George Stillyards

Personal information
- Full name: George Edward William Stillyards
- Date of birth: 29 December 1918
- Place of birth: Whisby, England
- Date of death: 9 January 2010 (aged 91)
- Place of death: Leasingham, England
- Position(s): Full back

Senior career*
- Years: Team / Apps / (Gls)
- Lincoln Rovers
- Botolph United
- 1942–1949: Lincoln City / 100 / (1)
- Stalybridge Celtic
- Skegness Town
- 1953: Grantham Town / 1 / (0)
- Brigg Town

= George Stillyards =

English footballer

George Edward William Stillyards (29 December 1918 – 9 January 2010) was an English professional footballer who made 100 appearances in the Football League playing for Lincoln City.
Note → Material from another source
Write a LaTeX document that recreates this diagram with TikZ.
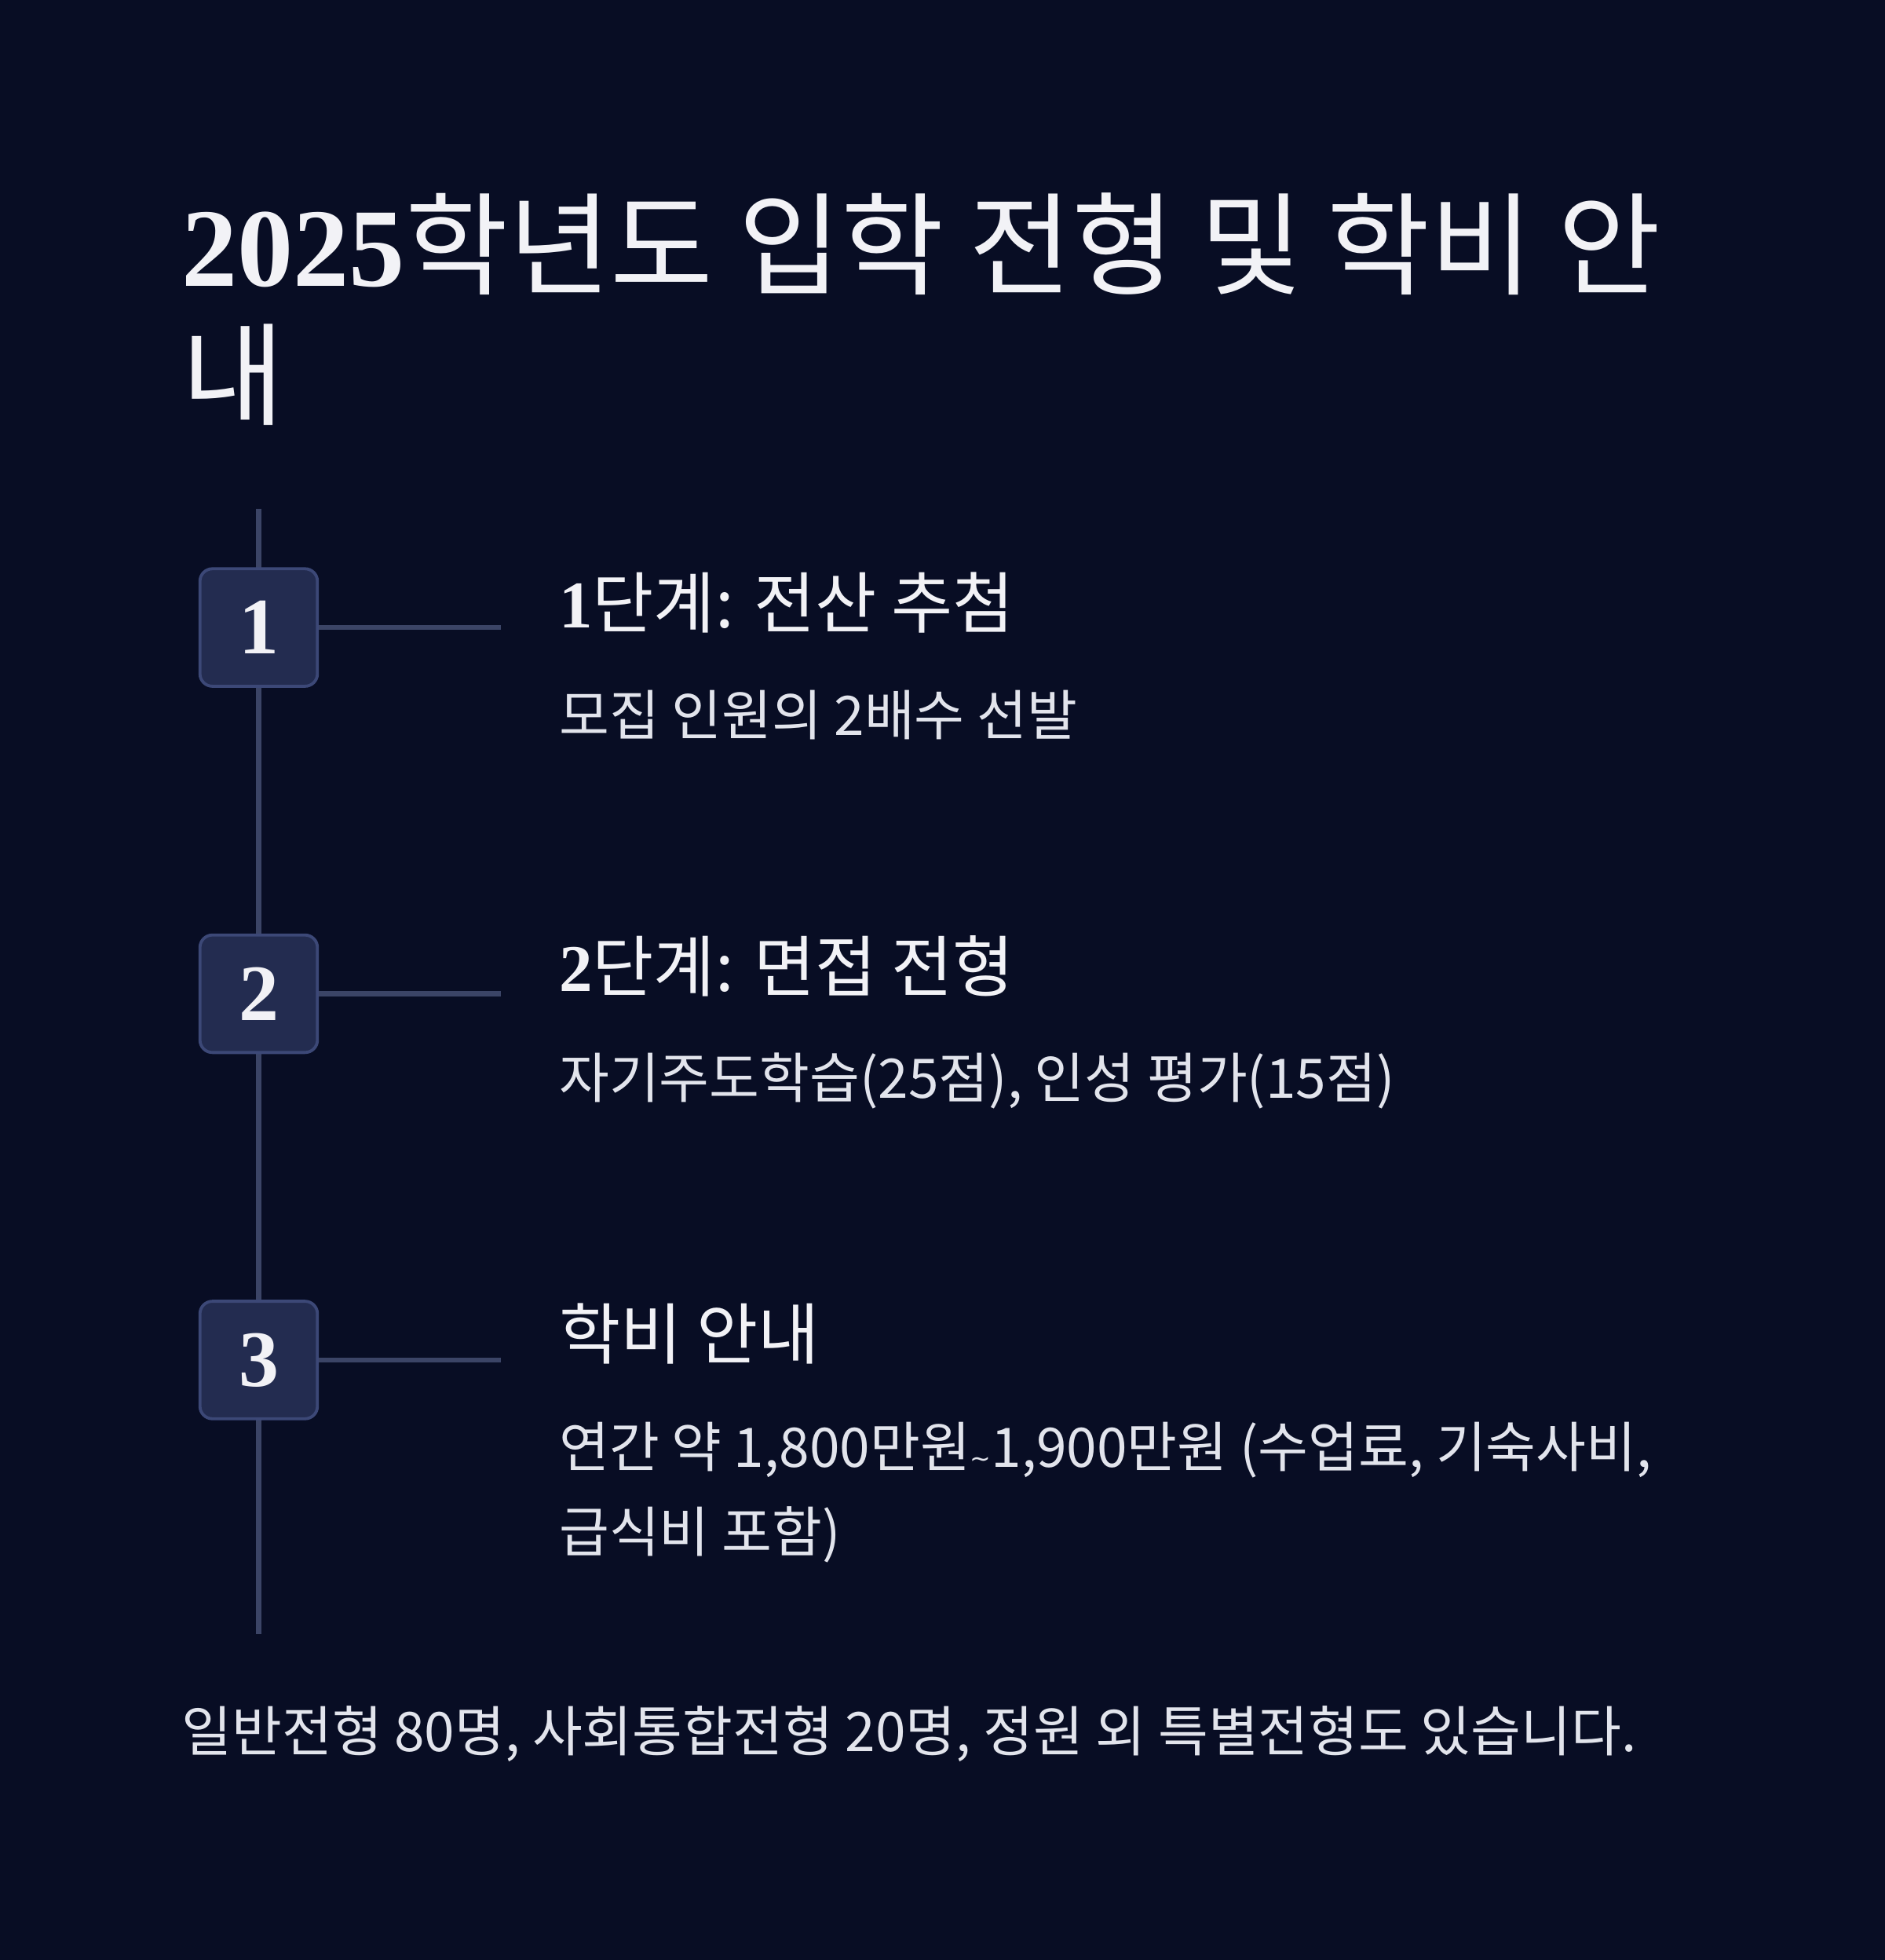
\documentclass[tikz,border=0pt]{standalone}
\usepackage{fontspec}
\setmainfont{Noto Sans CJK KR}
\newfontfamily\numf{Liberation Serif}
\newfontfamily\dvs{DejaVu Sans}
\definecolor{bg}{HTML}{080D24}
\definecolor{ln}{HTML}{3B4466}
\definecolor{bx}{HTML}{232C50}
\definecolor{bxd}{HTML}{3C4877}
\definecolor{tx}{HTML}{F2F2F6}
\definecolor{st}{HTML}{E2E4EC}
\begin{document}
\begin{tikzpicture}[x=0.5pt,y=-0.5pt,
  numbox/.style={draw=bxd,line width=1.2pt,fill=bx,rounded corners=5pt,minimum size=47pt,inner sep=0pt,text=tx,font=\numf\bfseries\fontsize{32}{32}\selectfont},
  head/.style={anchor=west,text=tx,font=\fontsize{26.7}{30}\selectfont,inner sep=0pt},
  sub/.style={anchor=west,text=st,font=\fontsize{21.8}{26}\selectfont,inner sep=0pt},
  conn/.style={draw=ln,line width=2pt}]
\fill[bg] (0,0) rectangle (1508,1568);
\node[anchor=west,text=tx,inner sep=0pt,font=\fontsize{44.7}{52}\selectfont] (t1) at (145,195) {{\numf\bfseries 2025}학년도 입학 전형 및 학비 안};
\node[anchor=west,text=tx,inner sep=0pt,font=\fontsize{44.7}{52}\selectfont] (t2) at (145,300) {내};
\coordinate (top) at (207,407);
\coordinate (bot) at (207,1307);
\draw[conn] (top) -- (bot);
\foreach \i/\y in {1/502,2/795,3/1088}{
  \node[numbox] (b\i) at (207,\y) {\i};
  \coordinate (e\i) at (401,\y);
  \draw[conn] (b\i.east) -- (e\i);
}
\node[head] (h1) at (447,482) {{\numf\bfseries 1}단계: 전산 추첨};
\node[sub] (s1) at (447,572) {모집 인원의 2배수 선발};
\node[head] (h2) at (447,773) {{\numf\bfseries 2}단계: 면접 전형};
\node[sub] (s2) at (447,865) {자기주도학습(25점), 인성 평가(15점)};
\node[head] (h3) at (447,1067) {학비 안내};
\node[sub] (s3) at (447,1160) {연간 약 1,800만원{\dvs\fontsize{10}{10}\selectfont\char"007E}1,900만원 (수업료, 기숙사비,};
\node[sub] (s3b) at (447,1228) {급식비 포함)};
\node[sub] (f) at (145,1387) {일반전형 80명, 사회통합전형 20명, 정원 외 특별전형도 있습니다.};
\end{tikzpicture}
\end{document}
He played as a full back.

==Life and career==
Stillyards was born in Whisby, Lincolnshire, and joined Lincoln City during the Second World War. He went on to help the club to promotion to the Second Division in the 1947–48 season, and made his 100th Football League appearance, and last appearance for Lincoln, in August 1949. He later played for Stalybridge Celtic, Grantham Town and Brigg Town, and was player-manager of Skegness Town, playing as a centre-half rather than his normal right-back position. He was described as "not a dirty player, but he took few prisoners".

He played cricket for Lincolnshire in the Minor Counties Championship in 1950.

Stillyards was working as a machinist for Ruston's when he married May in Washingborough in 1944. The couple had three daughters. After retiring from football, Stillyards resumed his employment at Ruston's, and later became a bookmaker. He played bowls until well into his eighties. He died at home in Leasingham, Sleaford, Lincolnshire, in January 2010 at the age of 91.